>>>>
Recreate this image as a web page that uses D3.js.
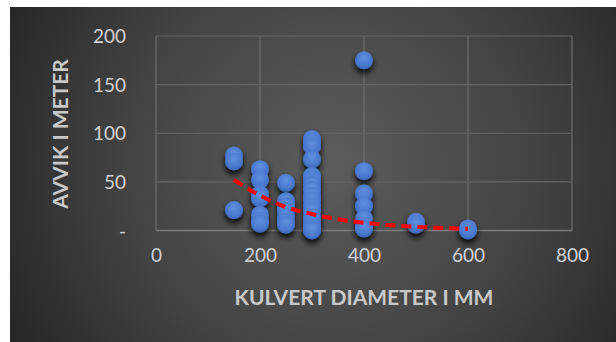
<!DOCTYPE html>
<html>
<head>
<meta charset="utf-8">
<script src="https://cdn.jsdelivr.net/npm/d3@7"></script>
<style>
  html, body { margin: 0; padding: 0; background: #ffffff; }
  svg { display: block; }
</style>
</head>
<body>
<div id="chart"></div>
<script>
// Culvert diameter (mm) vs deviation (m)
const diameters = [150, 150, 150,
  200, 200, 200, 200, 200, 200, 200,
  250, 250, 250, 250, 250, 250, 250,
  300, 300, 300, 300, 300, 300, 300, 300, 300, 300, 300, 300, 300, 300, 300, 300, 300, 300,
  400, 400, 400, 400, 400, 400, 400,
  500, 500,
  600, 600];
const deviations = [77, 71, 21,
  63, 52, 37, 33, 16, 10, 7,
  49, 30, 25, 20, 14, 9, 6,
  94, 90, 86, 73, 56, 52, 47, 42, 36, 31, 25, 20, 14, 10, 6, 3, 1, 0,
  175, 61, 38, 25, 12, 5, 2,
  9, 6,
  2, 0];

// Trend line (dashed red) sampled along the diameter range
const trendX = [150, 200, 250, 300, 350, 400, 450, 500, 550, 600];
const trendY = [52, 36, 24, 17, 11.5, 8, 5.5, 3.8, 2.6, 1.8];

const xTicks = [0, 200, 400, 600, 800];
const yTicks = [0, 50, 100, 150, 200];

const W = 616, H = 342;
const svg = d3.select("#chart").append("svg").attr("width", W).attr("height", H);
const defs = svg.append("defs");

const bg = defs.append("radialGradient").attr("id", "bg")
  .attr("gradientUnits", "userSpaceOnUse")
  .attr("cx", 330).attr("cy", 165).attr("r", 380);
bg.append("stop").attr("offset", "0%").attr("stop-color", "#5c5c5c");
bg.append("stop").attr("offset", "55%").attr("stop-color", "#424242");
bg.append("stop").attr("offset", "100%").attr("stop-color", "#232323");

const dot = defs.append("radialGradient").attr("id", "dot")
  .attr("cx", "50%").attr("cy", "35%").attr("r", "65%");
dot.append("stop").attr("offset", "0%").attr("stop-color", "#6090de");
dot.append("stop").attr("offset", "70%").attr("stop-color", "#4878ce");
dot.append("stop").attr("offset", "100%").attr("stop-color", "#3c66b6");

const shadow = defs.append("filter").attr("id", "shadow")
  .attr("x", "-60%").attr("y", "-60%").attr("width", "220%").attr("height", "240%");
shadow.append("feGaussianBlur").attr("in", "SourceAlpha").attr("stdDeviation", 3).attr("result", "b");
shadow.append("feOffset").attr("in", "b").attr("dx", 0).attr("dy", 3.5).attr("result", "o");
shadow.append("feComponentTransfer").attr("in", "o").attr("result", "s")
  .append("feFuncA").attr("type", "linear").attr("slope", 0.95);
const merge = shadow.append("feMerge");
merge.append("feMergeNode").attr("in", "s");
merge.append("feMergeNode").attr("in", "SourceGraphic");

svg.append("rect").attr("x", 10).attr("y", 7).attr("width", W - 10).attr("height", H - 7)
  .attr("fill", "url(#bg)");

const x = d3.scaleLinear().domain([0, 800]).range([156, 572]);
const y = d3.scaleLinear().domain([0, 200]).range([230.5, 36]);

const font = "Lato, 'Open Sans', sans-serif";

// gridlines
const grid = svg.append("g");
grid.selectAll("line.v").data(xTicks).join("line")
  .attr("x1", d => x(d)).attr("x2", d => x(d))
  .attr("y1", y(200)).attr("y2", y(0))
  .attr("stroke", "#6e6e6e").attr("stroke-width", 1.2);
grid.selectAll("line.h").data(yTicks).join("line")
  .attr("x1", x(0)).attr("x2", x(800))
  .attr("y1", d => y(d)).attr("y2", d => y(d))
  .attr("stroke", d => d === 0 ? "#7c7c7c" : "#666666").attr("stroke-width", d => d === 0 ? 1.6 : 1.2);

// axes (labels only)
const xAxis = svg.append("g").attr("transform", `translate(0,${y(0) + 22})`)
  .call(d3.axisBottom(x).tickValues(xTicks).tickSize(0).tickFormat(d3.format("d")));
const yAxis = svg.append("g").attr("transform", `translate(${x(0) - 27},0)`)
  .call(d3.axisLeft(y).tickValues(yTicks).tickSize(0).tickFormat(d => d === 0 ? "-" : d));
[xAxis, yAxis].forEach(a => {
  a.select(".domain").remove();
  a.selectAll("text").attr("fill", "#d2d2d2").style("font-family", font).style("font-size", "19px");
});
xAxis.selectAll("text").attr("dy", "0.35em");
yAxis.selectAll("text").attr("dy", "0.35em");

// points
const pts = diameters.map((d, i) => ({ d, v: deviations[i] }));
svg.append("g").attr("filter", "url(#shadow)")
  .selectAll("circle").data(pts).join("circle")
  .attr("cx", p => x(p.d)).attr("cy", p => y(p.v)).attr("r", 9)
  .attr("fill", "url(#dot)");

// trend line
const trend = trendX.map((t, i) => [t, trendY[i]]);
svg.append("path").datum(trend)
  .attr("d", d3.line().x(p => x(p[0])).y(p => y(p[1])).curve(d3.curveMonotoneX))
  .attr("fill", "none").attr("stroke", "#ff0000").attr("stroke-width", 4)
  .attr("stroke-dasharray", "10,6");

// axis titles
svg.append("text").attr("x", 364).attr("y", 298).attr("dy", "0.35em")
  .attr("text-anchor", "middle").attr("fill", "#c9c9c9")
  .style("font-family", font).style("font-weight", "bold").style("font-size", "21px")
  .text("KULVERT DIAMETER I MM");
svg.append("text").attr("transform", "translate(61,134) rotate(-90)").attr("dy", "0.35em")
  .attr("text-anchor", "middle").attr("fill", "#c9c9c9")
  .style("font-family", font).style("font-weight", "bold").style("font-size", "21px")
  .text("AVVIK I METER");
</script>
</body>
</html>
<<<<
Exercise aim: Copy all the lines of data exactly as they appear, dropping any images.

Expected answer:
Recreate this image as a web page that uses D3.js.
<!DOCTYPE html>
<html>
<head>
<meta charset="utf-8">
<script src="https://cdn.jsdelivr.net/npm/d3@7"></script>
<style>
  html, body { margin: 0; padding: 0; background: #ffffff; }
  svg { display: block; }
</style>
</head>
<body>
<div id="chart"></div>
<script>
// Culvert diameter (mm) vs deviation (m)
const diameters = [150, 150, 150,
  200, 200, 200, 200, 200, 200, 200,
  250, 250, 250, 250, 250, 250, 250,
  300, 300, 300, 300, 300, 300, 300, 300, 300, 300, 300, 300, 300, 300, 300, 300, 300, 300,
  400, 400, 400, 400, 400, 400, 400,
  500, 500,
  600, 600];
const deviations = [77, 71, 21,
  63, 52, 37, 33, 16, 10, 7,
  49, 30, 25, 20, 14, 9, 6,
  94, 90, 86, 73, 56, 52, 47, 42, 36, 31, 25, 20, 14, 10, 6, 3, 1, 0,
  175, 61, 38, 25, 12, 5, 2,
  9, 6,
  2, 0];

// Trend line (dashed red) sampled along the diameter range
const trendX = [150, 200, 250, 300, 350, 400, 450, 500, 550, 600];
const trendY = [52, 36, 24, 17, 11.5, 8, 5.5, 3.8, 2.6, 1.8];

const xTicks = [0, 200, 400, 600, 800];
const yTicks = [0, 50, 100, 150, 200];

const W = 616, H = 342;
const svg = d3.select("#chart").append("svg").attr("width", W).attr("height", H);
const defs = svg.append("defs");

const bg = defs.append("radialGradient").attr("id", "bg")
  .attr("gradientUnits", "userSpaceOnUse")
  .attr("cx", 330).attr("cy", 165).attr("r", 380);
bg.append("stop").attr("offset", "0%").attr("stop-color", "#5c5c5c");
bg.append("stop").attr("offset", "55%").attr("stop-color", "#424242");
bg.append("stop").attr("offset", "100%").attr("stop-color", "#232323");

const dot = defs.append("radialGradient").attr("id", "dot")
  .attr("cx", "50%").attr("cy", "35%").attr("r", "65%");
dot.append("stop").attr("offset", "0%").attr("stop-color", "#6090de");
dot.append("stop").attr("offset", "70%").attr("stop-color", "#4878ce");
dot.append("stop").attr("offset", "100%").attr("stop-color", "#3c66b6");

const shadow = defs.append("filter").attr("id", "shadow")
  .attr("x", "-60%").attr("y", "-60%").attr("width", "220%").attr("height", "240%");
shadow.append("feGaussianBlur").attr("in", "SourceAlpha").attr("stdDeviation", 3).attr("result", "b");
shadow.append("feOffset").attr("in", "b").attr("dx", 0).attr("dy", 3.5).attr("result", "o");
shadow.append("feComponentTransfer").attr("in", "o").attr("result", "s")
  .append("feFuncA").attr("type", "linear").attr("slope", 0.95);
const merge = shadow.append("feMerge");
merge.append("feMergeNode").attr("in", "s");
merge.append("feMergeNode").attr("in", "SourceGraphic");

svg.append("rect").attr("x", 10).attr("y", 7).attr("width", W - 10).attr("height", H - 7)
  .attr("fill", "url(#bg)");

const x = d3.scaleLinear().domain([0, 800]).range([156, 572]);
const y = d3.scaleLinear().domain([0, 200]).range([230.5, 36]);

const font = "Lato, 'Open Sans', sans-serif";

// gridlines
const grid = svg.append("g");
grid.selectAll("line.v").data(xTicks).join("line")
  .attr("x1", d => x(d)).attr("x2", d => x(d))
  .attr("y1", y(200)).attr("y2", y(0))
  .attr("stroke", "#6e6e6e").attr("stroke-width", 1.2);
grid.selectAll("line.h").data(yTicks).join("line")
  .attr("x1", x(0)).attr("x2", x(800))
  .attr("y1", d => y(d)).attr("y2", d => y(d))
  .attr("stroke", d => d === 0 ? "#7c7c7c" : "#666666").attr("stroke-width", d => d === 0 ? 1.6 : 1.2);

// axes (labels only)
const xAxis = svg.append("g").attr("transform", `translate(0,${y(0) + 22})`)
  .call(d3.axisBottom(x).tickValues(xTicks).tickSize(0).tickFormat(d3.format("d")));
const yAxis = svg.append("g").attr("transform", `translate(${x(0) - 27},0)`)
  .call(d3.axisLeft(y).tickValues(yTicks).tickSize(0).tickFormat(d => d === 0 ? "-" : d));
[xAxis, yAxis].forEach(a => {
  a.select(".domain").remove();
  a.selectAll("text").attr("fill", "#d2d2d2").style("font-family", font).style("font-size", "19px");
});
xAxis.selectAll("text").attr("dy", "0.35em");
yAxis.selectAll("text").attr("dy", "0.35em");

// points
const pts = diameters.map((d, i) => ({ d, v: deviations[i] }));
svg.append("g").attr("filter", "url(#shadow)")
  .selectAll("circle").data(pts).join("circle")
  .attr("cx", p => x(p.d)).attr("cy", p => y(p.v)).attr("r", 9)
  .attr("fill", "url(#dot)");

// trend line
const trend = trendX.map((t, i) => [t, trendY[i]]);
svg.append("path").datum(trend)
  .attr("d", d3.line().x(p => x(p[0])).y(p => y(p[1])).curve(d3.curveMonotoneX))
  .attr("fill", "none").attr("stroke", "#ff0000").attr("stroke-width", 4)
  .attr("stroke-dasharray", "10,6");

// axis titles
svg.append("text").attr("x", 364).attr("y", 298).attr("dy", "0.35em")
  .attr("text-anchor", "middle").attr("fill", "#c9c9c9")
  .style("font-family", font).style("font-weight", "bold").style("font-size", "21px")
  .text("KULVERT DIAMETER I MM");
svg.append("text").attr("transform", "translate(61,134) rotate(-90)").attr("dy", "0.35em")
  .attr("text-anchor", "middle").attr("fill", "#c9c9c9")
  .style("font-family", font).style("font-weight", "bold").style("font-size", "21px")
  .text("AVVIK I METER");
</script>
</body>
</html>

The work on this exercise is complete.